Это было замечательное время, несмотря на его внезапный конец. У меня подобные отношения с моим детством. И оно окончательно в прошлом и тоже больше не вернётся.
По аналогии с тем, как я думаю о своем детстве — без боли, с радостным сердцем, — я хочу вспоминать и о времени, проведенном с Васей и нашими детьми, как об определенном периоде своей жизни, который я должна оставить в прошлом, но при этом должна нести дальше как часть себя.

То, что мой муж ушёл, — вовсе не случайность. Так, по крайней мере, мне кажется.
Я твердо верю, что для каждого определен срок пребывания на земле.
И, может быть, мы и сами принимаем участие в процессе принятия этого решения.
Вероятно, мы уходим со смутным чувством исполненности нашего предназначения здесь, на Земле.
И даже сознаём при этом, что там, где мы вскоре окажемся, нас также ожидают такие же важные и сложные задания.
Мой Вася за свою жизнь выполнил множество заданий.
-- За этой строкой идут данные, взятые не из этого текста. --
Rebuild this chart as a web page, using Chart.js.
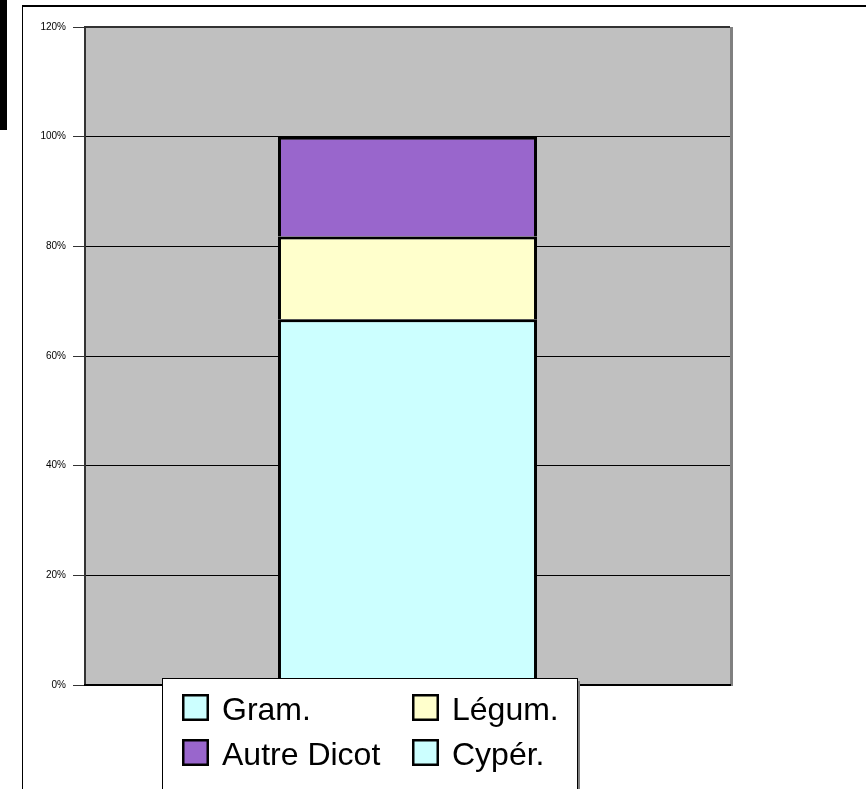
<!DOCTYPE html>
<html>
<head>
<meta charset="utf-8">
<script src="https://cdn.jsdelivr.net/npm/chart.js@4"></script>
<style>
  html, body { margin: 0; padding: 0; background: #fff; overflow: hidden; }
  #wrap { position: relative; width: 866px; height: 789px; }
  #blackTab { position: absolute; left: 0; top: 0; width: 7px; height: 130px; background: #000; }
  #frame { position: absolute; left: 22px; top: 5px; width: 900px; height: 900px;
           border-left: 1px solid #000; border-top: 2px solid #000; box-shadow: -1px 0 0 #aaa inset; }
  canvas { position: absolute; left: 0; top: 0; }
</style>
</head>
<body>
<div id="wrap">
  <div id="blackTab"></div>
  <div id="frame"></div>
  <canvas id="chart" width="866" height="789"></canvas>
</div>
<script>
const categories = [''];
const seriesNames = ['Gram.', 'Légum.', 'Autre Dicot', 'Cypér.'];
const gram = [66.7];
const legum = [15.1];
const autreDicot = [18.2];
const cyper = [0];
const seriesColors = ['#CCFFFF', '#FFFFCC', '#9966CC', '#CCFFFF'];
const yMax = 120;
const yStep = 20;

const ctx = document.getElementById('chart').getContext('2d');

// gray plot area with excel-like borders
const plotBack = {
    id: 'plotBack',
    beforeDraw(chart) {
        const { ctx, chartArea: a } = chart;
        ctx.save();
        ctx.fillStyle = '#C0C0C0';
        ctx.fillRect(a.left, a.top, a.right - a.left, a.bottom - a.top);
        ctx.restore();
    },
    afterDatasetsDraw(chart) {
        const { ctx, chartArea: a } = chart;
        ctx.save();
        // right shadow
        ctx.fillStyle = '#808080';
        ctx.fillRect(a.right, a.top, 3, a.bottom - a.top + 1);
        // top edge
        ctx.fillStyle = '#333';
        ctx.fillRect(a.left - 1, a.top - 1, a.right - a.left + 1, 2);
        // bottom axis line
        ctx.fillStyle = '#000';
        ctx.fillRect(a.left - 1, a.bottom - 1, a.right - a.left + 2, 2);
        ctx.restore();
    }
};

// boxed legend in two columns, like the original sheet
const boxLegend = {
    id: 'boxLegend',
    afterDraw(chart) {
        const { ctx } = chart;
        const x0 = 162, y0 = 678, w = 415, h = 130;
        ctx.save();
        ctx.fillStyle = '#808080';
        ctx.fillRect(x0 + w, y0 + 3, 3, h);
        ctx.fillStyle = '#fff';
        ctx.fillRect(x0, y0, w, h);
        ctx.strokeStyle = '#000';
        ctx.lineWidth = 1;
        ctx.strokeRect(x0 + 0.5, y0 + 0.5, w, h);
        const cols = [182, 412];
        const rows = [694, 739];
        ctx.font = '32px "Liberation Sans", Arial, sans-serif';
        ctx.textBaseline = 'alphabetic';
        chart.data.datasets.forEach((ds, i) => {
            const bx = cols[i % 2], by = rows[Math.floor(i / 2)];
            ctx.fillStyle = ds.backgroundColor;
            ctx.fillRect(bx, by, 26, 26);
            ctx.strokeStyle = '#000';
            ctx.lineWidth = 2.5;
            ctx.strokeRect(bx + 1.25, by + 1.25, 24.5, 24.5);
            ctx.fillStyle = '#000';
            ctx.fillText(ds.label, bx + 40, by + 26);
        });
        ctx.restore();
    }
};

const data = {
    labels: categories,
    datasets: [gram, legum, autreDicot, cyper].map((vals, i) => ({
        label: seriesNames[i],
        data: vals,
        backgroundColor: seriesColors[i],
        borderColor: '#000',
        borderWidth: { top: 3, left: 3, right: 3, bottom: 0 },
        borderSkipped: false,
        categoryPercentage: 1,
        barPercentage: 0.4016
    }))
};

new Chart(ctx, {
    type: 'bar',
    data: data,
    options: {
        responsive: false,
        animation: false,
        layout: { padding: { left: 0, top: 27, right: 136, bottom: 104 } },
        scales: {
            x: {
                stacked: true,
                display: false
            },
            y: {
                stacked: true,
                min: 0,
                max: yMax,
                afterFit: s => { s.width = 85; },
                ticks: {
                    stepSize: yStep,
                    padding: 7,
                    color: '#000',
                    font: { family: '"Liberation Sans", Arial, sans-serif', size: 10 },
                    callback: v => v + '%'
                },
                grid: { color: '#000', lineWidth: 1, tickLength: 12, tickColor: '#333' },
                border: { display: true, color: '#333', width: 2 }
            }
        },
        plugins: {
            legend: { display: false },
            tooltip: { enabled: false }
        }
    },
    plugins: [plotBack, boxLegend]
});
</script>
</body>
</html>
Он сделал счастливыми большое количество людей. И прежде всего меня.

Своей смертью он преподал урок ценности каждого мгновения.
Того, какую важность представляет собой жизнь и способность радоваться жизни.
И тому, что имеем.
Он в очередной раз продемонстрировал нам, что мы ничего, ничего абсолютно не можем считать своей долгосрочной собственностью;
и даже самые дорогие нам люди одолжены на определенный срок. Знать на какой — нам не дано.
Как отнесётся к этим моим строкам человек, не верящий в жизнь после смерти?
Воспримет ли он написанное как издевательство или как свидетельство помутнения рассудка?
 
Теперь, когда всё уже позади, я понимаю, что этот год, наверное, был самым сложным периодом во всей моей жизни, хотя выпало мне не мало. Но по милости Божией я не отчаялась, не сошла с ума, я сумела вернуться к полноценной жизни.
Мой муж Вася живёт в моем сердце. И когда мне тяжело или одиноко я мысленно прошу его помочь. Эта помощь всегда приходит, где бы и в каких бы обстоятельствах я не находилась. Мы снова – вдвоём.  Потому что смерти нет!
Всё продолжается и после смерти.
Нет сомнения в том, что там, за чертой, всё замечательно. И само собой разумеется, что наши умершие близкие остаются рядом с нами.

А.Волох

Спасибо огромное всем тем, кто понимает и разделяет со мной мою боль,мою скорбь, всем, кто поддерживает и любит, всем, кто со мной рядом.
Отдельное спасибо тем, кто говорит со мной о моём Васе. Писать об ушедшем человеке — один из способов пережить горе. Я рада, что это могу.